Collected data
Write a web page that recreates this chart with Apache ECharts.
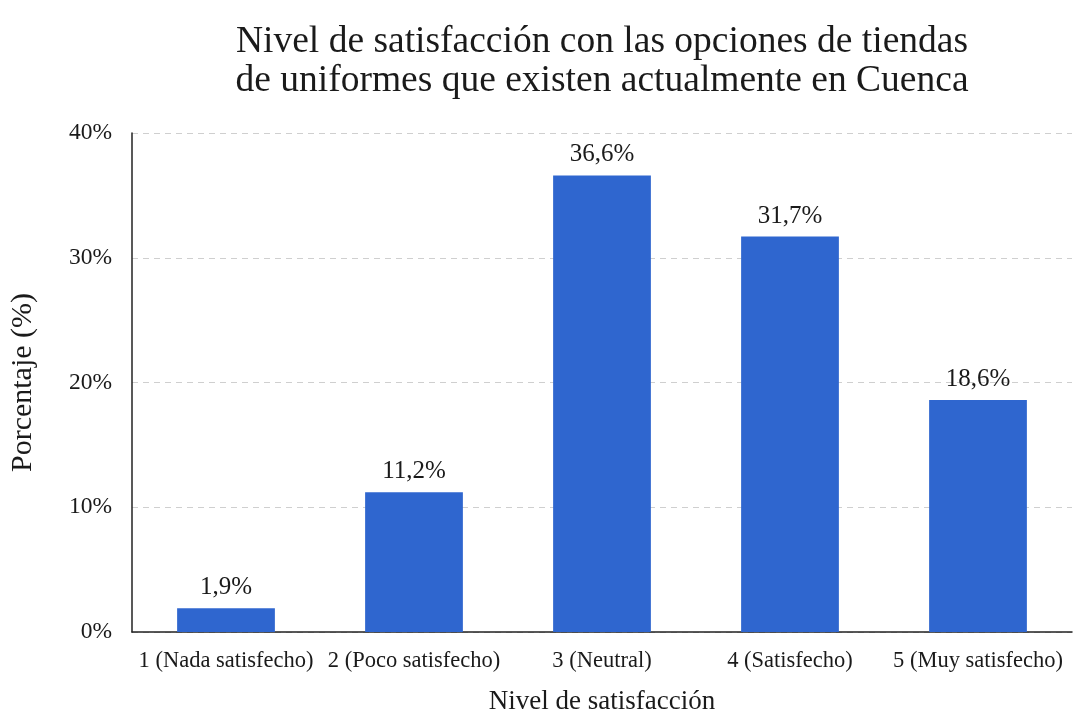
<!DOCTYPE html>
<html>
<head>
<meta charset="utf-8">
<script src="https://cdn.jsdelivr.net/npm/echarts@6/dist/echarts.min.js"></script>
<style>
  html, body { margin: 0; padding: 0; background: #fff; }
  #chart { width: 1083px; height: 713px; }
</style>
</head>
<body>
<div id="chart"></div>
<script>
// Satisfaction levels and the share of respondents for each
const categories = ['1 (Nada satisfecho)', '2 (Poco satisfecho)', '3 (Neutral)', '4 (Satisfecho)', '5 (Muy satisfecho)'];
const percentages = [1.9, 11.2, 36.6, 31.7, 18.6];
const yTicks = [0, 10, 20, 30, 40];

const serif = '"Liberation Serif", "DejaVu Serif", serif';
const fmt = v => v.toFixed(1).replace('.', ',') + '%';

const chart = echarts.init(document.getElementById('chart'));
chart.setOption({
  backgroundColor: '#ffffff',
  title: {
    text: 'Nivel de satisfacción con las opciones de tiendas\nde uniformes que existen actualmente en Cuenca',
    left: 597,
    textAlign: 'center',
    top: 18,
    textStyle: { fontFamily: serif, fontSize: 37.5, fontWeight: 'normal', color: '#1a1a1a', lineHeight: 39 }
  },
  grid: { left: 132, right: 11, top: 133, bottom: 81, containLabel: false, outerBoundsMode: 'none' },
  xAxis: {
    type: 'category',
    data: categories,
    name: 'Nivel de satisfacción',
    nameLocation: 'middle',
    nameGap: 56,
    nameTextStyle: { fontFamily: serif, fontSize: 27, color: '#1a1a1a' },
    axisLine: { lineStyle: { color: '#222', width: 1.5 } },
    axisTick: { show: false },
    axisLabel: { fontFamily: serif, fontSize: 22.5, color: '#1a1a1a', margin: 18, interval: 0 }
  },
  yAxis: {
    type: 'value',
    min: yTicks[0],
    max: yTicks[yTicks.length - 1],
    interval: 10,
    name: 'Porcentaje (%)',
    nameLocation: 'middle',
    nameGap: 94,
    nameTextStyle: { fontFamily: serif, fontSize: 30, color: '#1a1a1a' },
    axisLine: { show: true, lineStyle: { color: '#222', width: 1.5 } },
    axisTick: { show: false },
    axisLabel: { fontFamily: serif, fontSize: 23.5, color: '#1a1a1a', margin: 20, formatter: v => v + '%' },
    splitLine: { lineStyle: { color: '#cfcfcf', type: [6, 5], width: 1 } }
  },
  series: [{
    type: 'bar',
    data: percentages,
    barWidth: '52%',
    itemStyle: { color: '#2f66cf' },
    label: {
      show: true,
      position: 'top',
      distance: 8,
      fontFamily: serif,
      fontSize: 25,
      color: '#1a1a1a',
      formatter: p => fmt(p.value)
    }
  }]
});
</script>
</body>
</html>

Written request
Reproduce the material above from its first line through the line containing "const fmt = v", both ends included, and skip every picture.

Full solution
Write a web page that recreates this chart with Apache ECharts.
<!DOCTYPE html>
<html>
<head>
<meta charset="utf-8">
<script src="https://cdn.jsdelivr.net/npm/echarts@6/dist/echarts.min.js"></script>
<style>
  html, body { margin: 0; padding: 0; background: #fff; }
  #chart { width: 1083px; height: 713px; }
</style>
</head>
<body>
<div id="chart"></div>
<script>
// Satisfaction levels and the share of respondents for each
const categories = ['1 (Nada satisfecho)', '2 (Poco satisfecho)', '3 (Neutral)', '4 (Satisfecho)', '5 (Muy satisfecho)'];
const percentages = [1.9, 11.2, 36.6, 31.7, 18.6];
const yTicks = [0, 10, 20, 30, 40];

const serif = '"Liberation Serif", "DejaVu Serif", serif';
const fmt = v => v.toFixed(1).replace('.', ',') + '%';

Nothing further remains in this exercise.